Inspired by a post on visually weighted regression plots in R, I’ve been playing with shading to visually represent uncertainty in a model fit. In making these plots, I’ve used python and matplotlib. I used gaussian process regression from sklearn to model a synthetic data set, based on this example.
In the first plot, I’ve just used the error estimate returned from GaussianProcess.predict() as the Mean Squared Error. Assuming normally distributed error, and shading according to the normalized probability density, the result is the figure below.

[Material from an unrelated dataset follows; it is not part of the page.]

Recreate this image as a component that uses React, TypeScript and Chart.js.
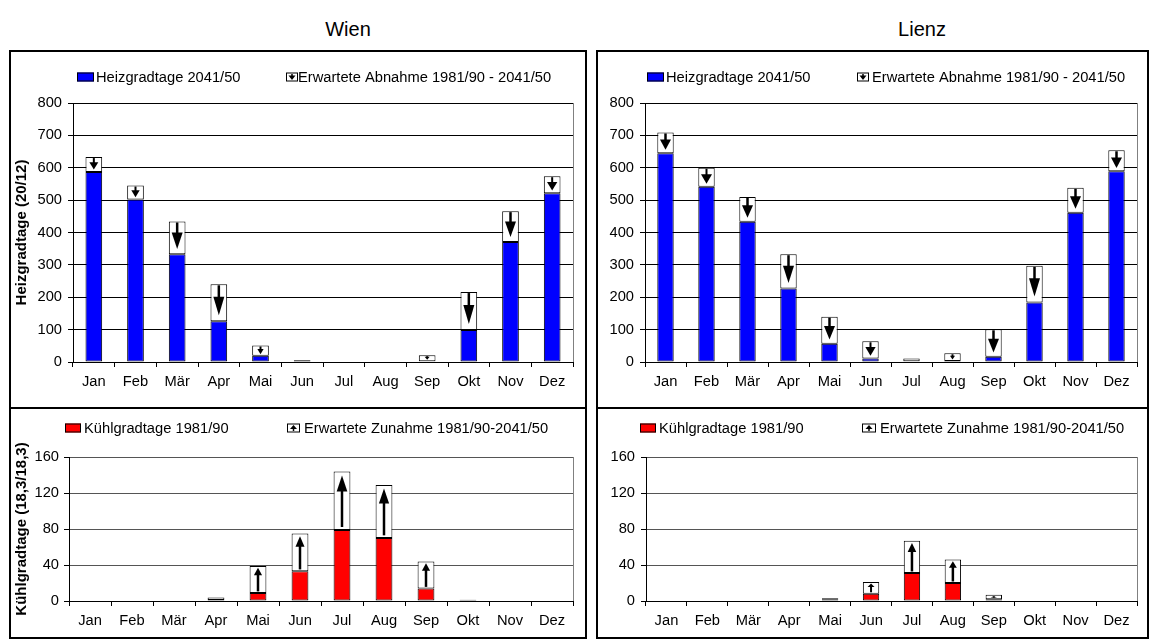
import React, { useEffect, useRef } from "react";
import { Chart, registerables } from "chart.js";

Chart.register(...registerables);

const FONT = '"Liberation Sans", Arial, Helvetica, sans-serif';
const TEXT_SIZE = 14.7;

// ---------- data ----------
const MONTHS = ["Jan", "Feb", "Mär", "Apr", "Mai", "Jun", "Jul", "Aug", "Sep", "Okt", "Nov", "Dez"];

const HGT_TICKS = [0, 100, 200, 300, 400, 500, 600, 700, 800];
const KGT_TICKS = [0, 40, 80, 120, 160];

// Heizgradtage 2041/50 and expected decrease 1981/90 -> 2041/50
const WIEN_HGT_2041 = [587, 502, 333, 126, 19, 4, 0, 0, 2, 99, 371, 521];
const WIEN_HGT_DECREASE = [46, 43, 101, 114, 32, 2, 0, 0, 19, 117, 95, 53];
const LIENZ_HGT_2041 = [645, 541, 433, 227, 56, 11, 2, 3, 16, 184, 461, 589];
const LIENZ_HGT_DECREASE = [64, 59, 77, 106, 84, 53, 9, 24, 85, 113, 77, 65];

// Kühlgradtage 1981/90 and expected increase 1981/90 -> 2041/50
const WIEN_KGT_1981 = [0, 0, 0, 1, 9, 33, 79, 70, 14, 0.5, 0, 0];
const WIEN_KGT_INCREASE = [0, 0, 0, 3, 30, 42, 65, 59, 30, 1, 0, 0];
const LIENZ_KGT_1981 = [0, 0, 0, 0, 2, 8, 31, 20, 2, 0, 0, 0];
const LIENZ_KGT_INCREASE = [0, 0, 0, 0, 1, 13, 36, 26, 5, 0, 0, 0];

const HGT_LABEL = "Heizgradtage 2041/50";
const HGT_DELTA_LABEL = "Erwartete Abnahme 1981/90 - 2041/50";
const KGT_LABEL = "Kühlgradtage 1981/90";
const KGT_DELTA_LABEL = "Erwartete Zunahme 1981/90-2041/50";

// ---------- plugins ----------
function drawArrowShape(ctx: CanvasRenderingContext2D, cx: number, top: number, bottom: number, dir: string, small: boolean) {
  const h = bottom - top;
  if (dir === "down") {
    const headH = small ? h * 0.5 : Math.min(h * 0.5, 22);
    const headW = small ? 7 : Math.min(11, Math.max(5, h * 0.6));
    const tip = bottom - (small ? 1.5 : Math.max(1.5, h * 0.16));
    const hb = tip - headH;
    ctx.lineWidth = small ? 1.5 : h > 20 ? 2.5 : 2;
    ctx.beginPath();
    ctx.moveTo(cx, top + (small ? 1.5 : 1));
    ctx.lineTo(cx, hb + 1);
    ctx.stroke();
    ctx.beginPath();
    ctx.moveTo(cx - headW / 2, hb);
    ctx.lineTo(cx + headW / 2, hb);
    ctx.lineTo(cx, tip);
    ctx.closePath();
    ctx.fill();
  } else {
    const headH = small ? h * 0.45 : Math.min(h * 0.28, 16);
    const headW = small ? 7 : Math.min(12, Math.max(5, 6 + h * 0.08));
    const tip = top + (small ? 1.5 : Math.max(1.5, h * 0.07));
    const hb = tip + headH;
    const tail = bottom - (small ? 1.5 : Math.max(1.5, h * 0.05));
    ctx.lineWidth = small ? 1.5 : h > 20 ? 2.5 : 2;
    ctx.beginPath();
    ctx.moveTo(cx, hb - 1);
    ctx.lineTo(cx, tail);
    ctx.stroke();
    ctx.beginPath();
    ctx.moveTo(cx - headW / 2, hb);
    ctx.lineTo(cx + headW / 2, hb);
    ctx.lineTo(cx, tip);
    ctx.closePath();
    ctx.fill();
  }
}

const deltaArrows = {
  id: "deltaArrows",
  afterDatasetsDraw(chart: any, _args: any, opts: any) {
    const meta = chart.getDatasetMeta(1);
    const ctx: CanvasRenderingContext2D = chart.ctx;
    ctx.save();
    ctx.fillStyle = "#000";
    ctx.strokeStyle = "#000";
    meta.data.forEach((el: any) => {
      const p = el.getProps(["x", "y", "base"], true);
      const top = Math.min(p.y, p.base);
      const bottom = Math.max(p.y, p.base);
      if (bottom - top < 3) return;
      drawArrowShape(ctx, p.x, top, bottom, opts.direction, false);
    });
    ctx.restore();
  },
};

const plotFrame = {
  id: "plotFrame",
  beforeDatasetsDraw(chart: any) {
    const { ctx, chartArea } = chart;
    ctx.save();
    ctx.strokeStyle = "#808080";
    ctx.lineWidth = 1;
    ctx.beginPath();
    ctx.moveTo(Math.round(chartArea.right) + 0.5, chartArea.top);
    ctx.lineTo(Math.round(chartArea.right) + 0.5, chartArea.bottom);
    ctx.stroke();
    ctx.restore();
  },
};

const sideLegend = {
  id: "sideLegend",
  afterDraw(chart: any, _args: any, opts: any) {
    const ctx: CanvasRenderingContext2D = chart.ctx;
    const ds = chart.data.datasets;
    ctx.save();
    ctx.font = `${TEXT_SIZE}px ${FONT}`;
    ctx.textBaseline = "middle";
    ctx.textAlign = "left";
    const y = opts.y;
    // item 1: coloured box
    const a = opts.item1;
    ctx.fillStyle = ds[0].backgroundColor;
    ctx.fillRect(a.x, y - a.h / 2, a.w, a.h);
    ctx.strokeStyle = "#000";
    ctx.lineWidth = 1;
    ctx.strokeRect(a.x + 0.5, y - a.h / 2 + 0.5, a.w - 1, a.h - 1);
    ctx.fillStyle = "#000";
    ctx.fillText(ds[0].label, a.textX, y + 1);
    // item 2: box with arrow
    const b = opts.item2;
    ctx.fillStyle = "#fff";
    ctx.fillRect(b.x, y - b.h / 2, b.w, b.h);
    ctx.strokeStyle = "#000";
    ctx.strokeRect(b.x + 0.5, y - b.h / 2 + 0.5, b.w - 1, b.h - 1);
    ctx.fillStyle = "#000";
    drawArrowShape(ctx, b.x + b.w / 2, y - b.h / 2, y + b.h / 2, opts.direction, true);
    ctx.fillText(ds[1].label, b.textX, y + 1);
    ctx.restore();
  },
};

// ---------- config ----------
type Panel = {
  left: number;
  top: number;
  width: number;
  height: number;
  area: { left: number; top: number; right: number; bottom: number };
  base: number[];
  delta: number[];
  baseLabel: string;
  deltaLabel: string;
  color: string;
  ticks: number[];
  yTitle: string;
  yTickPad: number;
  gridColor: string;
  direction: string;
  legend: any;
};

function makeConfig(p: Panel): any {
  const yW = p.area.left - p.left;
  const xH = p.top + p.height - p.area.bottom;
  const rel = (o: any) => ({
    x: o.x - p.left,
    w: o.w,
    h: o.h,
    textX: o.textX - p.left,
  });
  return {
    type: "bar",
    data: {
      labels: MONTHS,
      datasets: [
        {
          label: p.baseLabel,
          data: p.base,
          backgroundColor: p.color,
          borderColor: "#000",
          borderWidth: 1,
          borderSkipped: false,
          categoryPercentage: 1,
          barPercentage: 0.4,
        },
        {
          label: p.deltaLabel,
          data: p.delta,
          backgroundColor: "#fff",
          borderColor: "#000",
          borderWidth: 1,
          borderSkipped: false,
          categoryPercentage: 1,
          barPercentage: 0.4,
        },
      ],
    },
    options: {
      responsive: false,
      animation: false,
      devicePixelRatio: 1,
      layout: {
        padding: {
          left: 0,
          top: p.area.top - p.top,
          right: p.left + p.width - p.area.right,
          bottom: 0,
        },
      },
      plugins: {
        legend: { display: false },
        tooltip: { enabled: false },
        deltaArrows: { direction: p.direction },
        sideLegend: {
          y: p.legend.y - p.top,
          direction: p.direction,
          item1: rel(p.legend.item1),
          item2: rel(p.legend.item2),
        },
      },
      scales: {
        x: {
          stacked: true,
          offset: true,
          grid: {
            display: true,
            drawOnChartArea: false,
            drawTicks: true,
            tickLength: 5,
            offset: true,
            color: "#000",
          },
          border: { display: true, color: "#000", width: 1 },
          ticks: {
            color: "#000",
            font: { family: FONT, size: TEXT_SIZE },
            padding: 6,
            maxRotation: 0,
            autoSkip: false,
          },
          afterFit: (s: any) => {
            s.height = xH;
          },
        },
        y: {
          stacked: true,
          min: p.ticks[0],
          max: p.ticks[p.ticks.length - 1],
          afterBuildTicks: (s: any) => {
            s.ticks = p.ticks.map((v) => ({ value: v }));
          },
          grid: {
            color: p.gridColor,
            tickColor: "#000",
            drawTicks: true,
            tickLength: 5,
          },
          border: { display: true, color: "#000", width: 1 },
          ticks: {
            color: "#000",
            font: { family: FONT, size: TEXT_SIZE },
            padding: p.yTickPad,
          },
          title: {
            display: p.yTitle !== "",
            text: p.yTitle,
            color: "#000",
            font: { family: FONT, size: 15, weight: "bold" },
            padding: { top: 4, bottom: 0 },
          },
          afterFit: (s: any) => {
            s.width = yW;
          },
        },
      },
    },
    plugins: [plotFrame, deltaArrows, sideLegend],
  };
}

const PANELS: Panel[] = [
  {
    left: 9, top: 50, width: 578, height: 358,
    area: { left: 73, top: 103, right: 573, bottom: 362 },
    base: WIEN_HGT_2041, delta: WIEN_HGT_DECREASE,
    baseLabel: HGT_LABEL, deltaLabel: HGT_DELTA_LABEL,
    color: "#0000FF", ticks: HGT_TICKS, yTitle: "Heizgradtage (20/12)", yTickPad: 6,
    gridColor: "#000", direction: "down",
    legend: {
      y: 77,
      item1: { x: 77, w: 17, h: 9, textX: 96 },
      item2: { x: 286, w: 12, h: 9, textX: 298 },
    },
  },
  {
    left: 9, top: 408, width: 578, height: 230,
    area: { left: 69, top: 457, right: 573, bottom: 601 },
    base: WIEN_KGT_1981, delta: WIEN_KGT_INCREASE,
    baseLabel: KGT_LABEL, deltaLabel: KGT_DELTA_LABEL,
    color: "#FF0000", ticks: KGT_TICKS, yTitle: "Kühlgradtage (18,3/18,3)", yTickPad: 5,
    gridColor: "#555", direction: "up",
    legend: {
      y: 428,
      item1: { x: 65, w: 16, h: 9, textX: 84 },
      item2: { x: 287, w: 13, h: 9, textX: 304 },
    },
  },
  {
    left: 597, top: 50, width: 553, height: 358,
    area: { left: 645, top: 103, right: 1137, bottom: 362 },
    base: LIENZ_HGT_2041, delta: LIENZ_HGT_DECREASE,
    baseLabel: HGT_LABEL, deltaLabel: HGT_DELTA_LABEL,
    color: "#0000FF", ticks: HGT_TICKS, yTitle: "", yTickPad: 6,
    gridColor: "#000", direction: "down",
    legend: {
      y: 77,
      item1: { x: 647, w: 17, h: 9, textX: 666 },
      item2: { x: 857, w: 12, h: 9, textX: 872 },
    },
  },
  {
    left: 597, top: 408, width: 553, height: 230,
    area: { left: 646, top: 457, right: 1137, bottom: 601 },
    base: LIENZ_KGT_1981, delta: LIENZ_KGT_INCREASE,
    baseLabel: KGT_LABEL, deltaLabel: KGT_DELTA_LABEL,
    color: "#FF0000", ticks: KGT_TICKS, yTitle: "", yTickPad: 6,
    gridColor: "#555", direction: "up",
    legend: {
      y: 428,
      item1: { x: 640, w: 16, h: 9, textX: 659 },
      item2: { x: 862, w: 14, h: 9, textX: 880 },
    },
  },
];

const BOXES = [
  { left: 9, top: 50, width: 578, height: 359 },
  { left: 9, top: 407, width: 578, height: 232 },
  { left: 596, top: 50, width: 553, height: 359 },
  { left: 596, top: 407, width: 553, height: 232 },
];

export default function App() {
  const refs = [
    useRef<HTMLCanvasElement>(null),
    useRef<HTMLCanvasElement>(null),
    useRef<HTMLCanvasElement>(null),
    useRef<HTMLCanvasElement>(null),
  ];

  useEffect(() => {
    const charts: Chart[] = [];
    PANELS.forEach((p, i) => {
      const c = refs[i].current;
      if (!c) return;
      charts.push(new Chart(c, makeConfig(p)));
    });
    return () => {
      charts.forEach((ch) => ch.destroy());
    };
  }, []);

  const titleStyle = (cx: number): React.CSSProperties => ({
    position: "absolute",
    left: cx - 100,
    width: 200,
    top: 18,
    textAlign: "center",
    fontFamily: FONT,
    fontSize: 20,
    color: "#000",
    lineHeight: "normal",
  });

  return (
    <div
      style={{
        position: "fixed",
        left: 0,
        top: 0,
        width: 1150,
        height: 642,
        background: "#fff",
        overflow: "hidden",
      }}
    >
      <div style={titleStyle(348)}>Wien</div>
      <div style={titleStyle(922)}>Lienz</div>
      {BOXES.map((b, i) => (
        <div
          key={"b" + i}
          style={{
            position: "absolute",
            left: b.left,
            top: b.top,
            width: b.width,
            height: b.height,
            border: "2px solid #000",
            boxSizing: "border-box",
          }}
        />
      ))}
      {PANELS.map((p, i) => (
        <canvas
          key={"c" + i}
          ref={refs[i]}
          width={p.width}
          height={p.height}
          style={{
            position: "absolute",
            left: p.left,
            top: p.top,
            width: p.width,
            height: p.height,
          }}
        />
      ))}
    </div>
  );
}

The dark shading is proportional to the probability that the curve passes through that point. It should be noted that unlike traditional standard deviation plots, this view emphasizes the regions where the fit is most strongly constrained. A contour plot of the probability density would narrow where the traditional error bars are widest.
The errors aren’t really gaussian, of course. We can estimate the errors empirically, by generating sample data many times from the same generating function, adding random noise as before. The noise has the same distribution, but will be different in each trial due to the random number generator used. We can ensure that the trials are reproducible by explicitly setting the random seeds. This is similar to the method of error estimation from a sample population known as the bootstrap (although this is not a true bootstrap, as we are generating new trials instead of simulating them by sampling subsets of the data). After fitting each of the sample populations, the predicted curves for 200 trials are shown in the spaghetti plot below.
If we calculate the density of the fitted curves, we can make the empirical version of the density plot, like so:
It’s not as clean as the analytic error. In theory, we should be able to make it smoother by adding more trials, but this is computationally expensive (we’re already solving our problem hundreds of times). That isn’t an issue for a problem this size, but this method would require some additional thought and care for a larger dataset (and/or higher dimensions).
Nevertheless, the computational infrastructure of NumPy and SciPy, as well as tools like matplotlib and sklearn, make Python a great environment for this kind of data exploration and modeling.